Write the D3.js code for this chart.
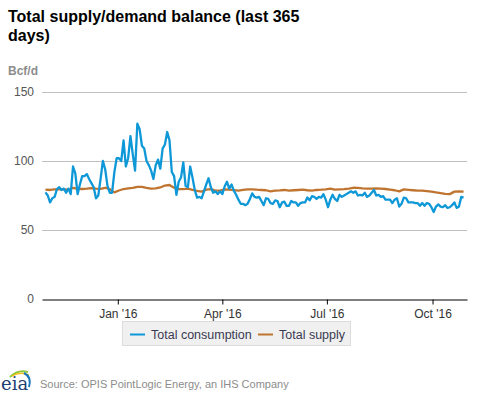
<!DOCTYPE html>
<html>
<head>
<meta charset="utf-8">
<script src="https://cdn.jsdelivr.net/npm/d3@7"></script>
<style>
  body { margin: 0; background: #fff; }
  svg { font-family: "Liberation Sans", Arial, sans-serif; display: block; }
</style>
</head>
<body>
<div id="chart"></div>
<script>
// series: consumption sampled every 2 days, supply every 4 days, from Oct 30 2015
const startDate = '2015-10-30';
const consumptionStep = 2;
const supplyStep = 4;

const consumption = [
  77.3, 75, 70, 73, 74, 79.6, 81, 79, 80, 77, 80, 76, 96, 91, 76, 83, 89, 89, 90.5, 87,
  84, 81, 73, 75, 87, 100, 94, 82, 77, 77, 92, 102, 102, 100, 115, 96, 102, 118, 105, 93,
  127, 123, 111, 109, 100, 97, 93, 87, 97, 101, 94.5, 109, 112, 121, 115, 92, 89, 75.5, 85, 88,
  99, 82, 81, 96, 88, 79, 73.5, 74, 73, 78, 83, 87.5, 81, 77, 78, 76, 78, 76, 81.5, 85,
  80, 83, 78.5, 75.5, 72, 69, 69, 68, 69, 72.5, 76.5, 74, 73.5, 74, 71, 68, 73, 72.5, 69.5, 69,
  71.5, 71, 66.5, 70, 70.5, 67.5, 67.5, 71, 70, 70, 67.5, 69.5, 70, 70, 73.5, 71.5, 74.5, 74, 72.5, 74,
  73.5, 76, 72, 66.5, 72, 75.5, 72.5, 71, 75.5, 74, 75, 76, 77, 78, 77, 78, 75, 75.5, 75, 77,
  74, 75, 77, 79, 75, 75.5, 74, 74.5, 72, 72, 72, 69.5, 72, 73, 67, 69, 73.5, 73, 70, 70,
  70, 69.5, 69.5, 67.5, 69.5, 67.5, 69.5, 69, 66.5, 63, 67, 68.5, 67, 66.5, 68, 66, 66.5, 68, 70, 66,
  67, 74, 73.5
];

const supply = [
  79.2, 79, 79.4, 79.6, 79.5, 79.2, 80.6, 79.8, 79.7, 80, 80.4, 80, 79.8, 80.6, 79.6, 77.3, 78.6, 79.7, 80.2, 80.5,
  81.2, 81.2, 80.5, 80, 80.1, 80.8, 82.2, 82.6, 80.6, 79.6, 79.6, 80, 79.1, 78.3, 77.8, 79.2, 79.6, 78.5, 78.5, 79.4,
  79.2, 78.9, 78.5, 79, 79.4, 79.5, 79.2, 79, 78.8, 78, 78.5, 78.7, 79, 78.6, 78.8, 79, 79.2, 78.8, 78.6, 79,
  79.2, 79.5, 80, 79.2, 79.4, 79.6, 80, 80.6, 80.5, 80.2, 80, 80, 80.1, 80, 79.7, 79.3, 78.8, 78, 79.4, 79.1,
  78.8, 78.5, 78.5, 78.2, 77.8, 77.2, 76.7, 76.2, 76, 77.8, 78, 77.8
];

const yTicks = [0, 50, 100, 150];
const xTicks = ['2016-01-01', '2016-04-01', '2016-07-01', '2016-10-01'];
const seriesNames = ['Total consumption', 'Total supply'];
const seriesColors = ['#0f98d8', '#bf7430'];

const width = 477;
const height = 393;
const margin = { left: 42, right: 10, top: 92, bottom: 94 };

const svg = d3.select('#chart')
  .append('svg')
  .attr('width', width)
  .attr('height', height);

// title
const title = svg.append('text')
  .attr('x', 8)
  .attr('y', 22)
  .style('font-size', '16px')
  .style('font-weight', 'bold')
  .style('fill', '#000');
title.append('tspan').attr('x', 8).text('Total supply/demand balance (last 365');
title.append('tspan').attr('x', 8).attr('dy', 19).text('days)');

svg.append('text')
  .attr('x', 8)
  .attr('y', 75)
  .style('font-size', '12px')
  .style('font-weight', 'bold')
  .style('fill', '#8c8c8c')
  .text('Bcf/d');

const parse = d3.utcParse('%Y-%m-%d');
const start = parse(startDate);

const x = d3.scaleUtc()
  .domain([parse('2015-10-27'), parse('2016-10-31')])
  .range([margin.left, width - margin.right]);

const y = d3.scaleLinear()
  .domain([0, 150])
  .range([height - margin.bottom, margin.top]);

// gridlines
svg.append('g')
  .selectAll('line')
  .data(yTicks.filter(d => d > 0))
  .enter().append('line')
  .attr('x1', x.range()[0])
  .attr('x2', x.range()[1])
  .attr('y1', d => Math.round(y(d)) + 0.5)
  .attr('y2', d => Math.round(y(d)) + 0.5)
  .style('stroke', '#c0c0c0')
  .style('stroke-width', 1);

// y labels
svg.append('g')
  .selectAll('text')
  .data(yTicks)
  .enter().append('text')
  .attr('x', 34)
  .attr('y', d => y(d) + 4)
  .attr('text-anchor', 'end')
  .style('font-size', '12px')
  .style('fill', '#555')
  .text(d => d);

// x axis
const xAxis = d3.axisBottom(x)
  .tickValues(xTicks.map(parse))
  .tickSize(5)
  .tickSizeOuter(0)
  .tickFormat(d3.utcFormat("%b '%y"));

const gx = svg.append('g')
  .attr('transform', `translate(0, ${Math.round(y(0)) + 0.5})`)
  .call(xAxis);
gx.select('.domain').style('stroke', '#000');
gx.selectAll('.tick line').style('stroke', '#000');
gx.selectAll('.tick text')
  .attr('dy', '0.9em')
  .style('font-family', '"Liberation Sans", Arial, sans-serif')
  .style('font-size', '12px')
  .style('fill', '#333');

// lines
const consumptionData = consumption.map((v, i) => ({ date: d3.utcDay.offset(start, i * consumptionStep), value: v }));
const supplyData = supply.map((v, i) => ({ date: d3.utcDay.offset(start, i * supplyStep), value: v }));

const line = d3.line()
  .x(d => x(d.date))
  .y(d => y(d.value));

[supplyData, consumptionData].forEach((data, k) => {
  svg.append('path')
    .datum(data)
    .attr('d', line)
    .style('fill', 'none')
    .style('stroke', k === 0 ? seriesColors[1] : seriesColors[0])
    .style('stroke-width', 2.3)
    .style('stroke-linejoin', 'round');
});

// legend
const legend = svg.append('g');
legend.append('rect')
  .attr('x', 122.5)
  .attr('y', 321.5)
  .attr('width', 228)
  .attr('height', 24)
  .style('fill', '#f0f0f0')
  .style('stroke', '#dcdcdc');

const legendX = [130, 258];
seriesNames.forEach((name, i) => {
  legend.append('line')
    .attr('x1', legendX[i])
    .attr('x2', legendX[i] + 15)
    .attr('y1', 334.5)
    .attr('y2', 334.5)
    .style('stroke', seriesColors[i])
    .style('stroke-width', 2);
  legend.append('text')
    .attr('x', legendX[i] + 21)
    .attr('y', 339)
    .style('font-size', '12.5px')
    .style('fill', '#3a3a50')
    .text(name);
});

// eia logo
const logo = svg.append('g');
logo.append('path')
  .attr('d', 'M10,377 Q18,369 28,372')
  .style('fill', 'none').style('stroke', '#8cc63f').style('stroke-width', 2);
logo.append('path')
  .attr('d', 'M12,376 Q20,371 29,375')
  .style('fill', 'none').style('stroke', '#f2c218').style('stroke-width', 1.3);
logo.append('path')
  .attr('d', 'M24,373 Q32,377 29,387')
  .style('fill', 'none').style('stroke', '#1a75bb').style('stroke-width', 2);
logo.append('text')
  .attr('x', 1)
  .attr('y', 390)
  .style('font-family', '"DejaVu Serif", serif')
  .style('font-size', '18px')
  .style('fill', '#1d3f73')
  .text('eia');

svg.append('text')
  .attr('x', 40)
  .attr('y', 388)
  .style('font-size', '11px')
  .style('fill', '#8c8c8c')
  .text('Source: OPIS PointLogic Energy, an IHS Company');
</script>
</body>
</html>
******
### WORK TO DO
Return a copy of every line that includes the word "chart".

### COMPLETED TASK
Write the D3.js code for this chart.
<div id="chart"></div>
const svg = d3.select('#chart')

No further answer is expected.